■ **Exercise details**:
Copy each line below exactly and leave the pictures out.

──────

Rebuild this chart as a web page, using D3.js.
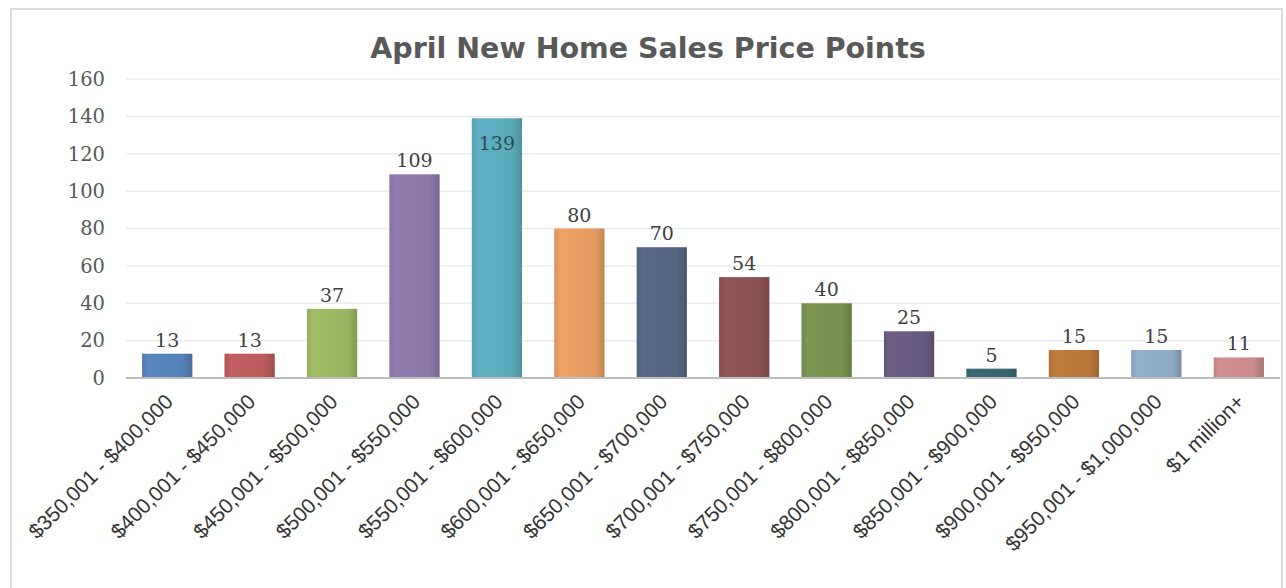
<!DOCTYPE html>
<html><head><meta charset="utf-8">
<script src="https://cdn.jsdelivr.net/npm/d3@7"></script>
<style>body{margin:0;background:#fff;}svg{display:block;}</style>
</head><body>
<svg id="c" width="1286" height="588"></svg>
<script>
const categories = ["$350,001 - $400,000","$400,001 - $450,000","$450,001 - $500,000","$500,001 - $550,000","$550,001 - $600,000","$600,001 - $650,000","$650,001 - $700,000","$700,001 - $750,000","$750,001 - $800,000","$800,001 - $850,000","$850,001 - $900,000","$900,001 - $950,000","$950,001 - $1,000,000","$1 million+"];
const values = [13,13,37,109,139,80,70,54,40,25,5,15,15,11];
const colors = ["#5480b6","#b95a5a","#9ab562","#8c78a9","#5aaabb","#e49b62","#546682","#8b5252","#78904f","#675a7f","#386670","#b7783a","#8ea8c6","#c98a8a"];
const yTicks = [0,20,40,60,80,100,120,140,160];
const title = "April New Home Sales Price Points";

const svg = d3.select("#c");
svg.append("rect").attr("x",11).attr("y",9).attr("width",1271).attr("height",590)
  .attr("fill","#fff").attr("stroke","#dcdcdc").attr("stroke-width",2);

const x = d3.scaleBand().domain(categories).range([126,1280]).paddingInner(0.39).paddingOuter(0.195);
const y = d3.scaleLinear().domain([0,160]).range([378,79]);

const defs = svg.append("defs");
colors.forEach((c,i)=>{
  const g = defs.append("linearGradient").attr("id","g"+i).attr("x1","0").attr("x2","1").attr("y1","0").attr("y2","0");
  const base = d3.color(c);
  g.append("stop").attr("offset","0%").attr("stop-color",base.darker(0.15));
  g.append("stop").attr("offset","12%").attr("stop-color",base.brighter(0.12));
  g.append("stop").attr("offset","80%").attr("stop-color",base);
  g.append("stop").attr("offset","100%").attr("stop-color",base.darker(0.45));
});

// gridlines
svg.append("g").selectAll("line").data(yTicks.filter(d=>d>0)).join("line")
  .attr("x1",126).attr("x2",1280).attr("y1",d=>y(d)).attr("y2",d=>y(d))
  .attr("stroke","#ececec").attr("stroke-width",1.5);

// y axis labels
const ya = svg.append("g").attr("transform","translate(105,0)")
  .call(d3.axisLeft(y).tickValues(yTicks).tickSize(0).tickPadding(0));
ya.select(".domain").remove();
ya.selectAll("text").attr("font-family","'DejaVu Serif', serif").attr("font-size",19.5).attr("fill","#595959");

// bars
svg.append("g").selectAll("rect").data(values).join("rect")
  .attr("x",(d,i)=>x(categories[i])).attr("width",x.bandwidth())
  .attr("y",d=>y(d)).attr("height",d=>y(0)-y(d))
  .attr("fill",(d,i)=>"url(#g"+i+")");

// axis line
svg.append("line").attr("x1",126).attr("x2",1280).attr("y1",y(0)).attr("y2",y(0))
  .attr("stroke","#bdbdbd").attr("stroke-width",2);

// data labels
svg.append("g").selectAll("text").data(values).join("text")
  .attr("x",(d,i)=>x(categories[i])+x.bandwidth()/2)
  .attr("y",d=> d>130 ? y(d)+32 : y(d)-7)
  .attr("text-anchor","middle")
  .attr("font-family","'DejaVu Serif', serif").attr("font-size",19)
  .attr("fill",d=> d>130 ? "#2f4a55" : "#404040")
  .text(d=>d);

// x labels
const xa = svg.append("g").attr("transform","translate(0,"+y(0)+")")
  .call(d3.axisBottom(x).tickSize(0).tickPadding(0));
xa.select(".domain").remove();
xa.selectAll("text")
  .attr("font-family","'Liberation Sans', Arial, sans-serif").attr("font-size",21).attr("fill","#333")
  .attr("text-anchor","end").attr("dy",null).attr("y",0)
  .attr("transform","translate(7,25) rotate(-45)");

// title
svg.append("text").attr("x",648).attr("y",58).attr("text-anchor","middle")
  .attr("font-family","'DejaVu Sans', Verdana, sans-serif").attr("font-weight","bold")
  .attr("font-size",28.5).attr("fill","#595959").text(title);
</script>
</body></html>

──────

■ **Result of the task**:
Rebuild this chart as a web page, using D3.js.
<!DOCTYPE html>
<html><head><meta charset="utf-8">
<script src="https://cdn.jsdelivr.net/npm/d3@7"></script>
<style>body{margin:0;background:#fff;}svg{display:block;}</style>
</head><body>
<svg id="c" width="1286" height="588"></svg>
<script>
const categories = ["$350,001 - $400,000","$400,001 - $450,000","$450,001 - $500,000","$500,001 - $550,000","$550,001 - $600,000","$600,001 - $650,000","$650,001 - $700,000","$700,001 - $750,000","$750,001 - $800,000","$800,001 - $850,000","$850,001 - $900,000","$900,001 - $950,000","$950,001 - $1,000,000","$1 million+"];
const values = [13,13,37,109,139,80,70,54,40,25,5,15,15,11];
const colors = ["#5480b6","#b95a5a","#9ab562","#8c78a9","#5aaabb","#e49b62","#546682","#8b5252","#78904f","#675a7f","#386670","#b7783a","#8ea8c6","#c98a8a"];
const yTicks = [0,20,40,60,80,100,120,140,160];
const title = "April New Home Sales Price Points";

const svg = d3.select("#c");
svg.append("rect").attr("x",11).attr("y",9).attr("width",1271).attr("height",590)
  .attr("fill","#fff").attr("stroke","#dcdcdc").attr("stroke-width",2);

const x = d3.scaleBand().domain(categories).range([126,1280]).paddingInner(0.39).paddingOuter(0.195);
const y = d3.scaleLinear().domain([0,160]).range([378,79]);

const defs = svg.append("defs");
colors.forEach((c,i)=>{
  const g = defs.append("linearGradient").attr("id","g"+i).attr("x1","0").attr("x2","1").attr("y1","0").attr("y2","0");
  const base = d3.color(c);
  g.append("stop").attr("offset","0%").attr("stop-color",base.darker(0.15));
  g.append("stop").attr("offset","12%").attr("stop-color",base.brighter(0.12));
  g.append("stop").attr("offset","80%").attr("stop-color",base);
  g.append("stop").attr("offset","100%").attr("stop-color",base.darker(0.45));
});

// gridlines
svg.append("g").selectAll("line").data(yTicks.filter(d=>d>0)).join("line")
  .attr("x1",126).attr("x2",1280).attr("y1",d=>y(d)).attr("y2",d=>y(d))
  .attr("stroke","#ececec").attr("stroke-width",1.5);

// y axis labels
const ya = svg.append("g").attr("transform","translate(105,0)")
  .call(d3.axisLeft(y).tickValues(yTicks).tickSize(0).tickPadding(0));
ya.select(".domain").remove();
ya.selectAll("text").attr("font-family","'DejaVu Serif', serif").attr("font-size",19.5).attr("fill","#595959");

// bars
svg.append("g").selectAll("rect").data(values).join("rect")
  .attr("x",(d,i)=>x(categories[i])).attr("width",x.bandwidth())
  .attr("y",d=>y(d)).attr("height",d=>y(0)-y(d))
  .attr("fill",(d,i)=>"url(#g"+i+")");

// axis line
svg.append("line").attr("x1",126).attr("x2",1280).attr("y1",y(0)).attr("y2",y(0))
  .attr("stroke","#bdbdbd").attr("stroke-width",2);

// data labels
svg.append("g").selectAll("text").data(values).join("text")
  .attr("x",(d,i)=>x(categories[i])+x.bandwidth()/2)
  .attr("y",d=> d>130 ? y(d)+32 : y(d)-7)
  .attr("text-anchor","middle")
  .attr("font-family","'DejaVu Serif', serif").attr("font-size",19)
  .attr("fill",d=> d>130 ? "#2f4a55" : "#404040")
  .text(d=>d);

// x labels
const xa = svg.append("g").attr("transform","translate(0,"+y(0)+")")
  .call(d3.axisBottom(x).tickSize(0).tickPadding(0));
xa.select(".domain").remove();
xa.selectAll("text")
  .attr("font-family","'Liberation Sans', Arial, sans-serif").attr("font-size",21).attr("fill","#333")
  .attr("text-anchor","end").attr("dy",null).attr("y",0)
  .attr("transform","translate(7,25) rotate(-45)");

// title
svg.append("text").attr("x",648).attr("y",58).attr("text-anchor","middle")
  .attr("font-family","'DejaVu Sans', Verdana, sans-serif").attr("font-weight","bold")
  .attr("font-size",28.5).attr("fill","#595959").text(title);
</script>
</body></html>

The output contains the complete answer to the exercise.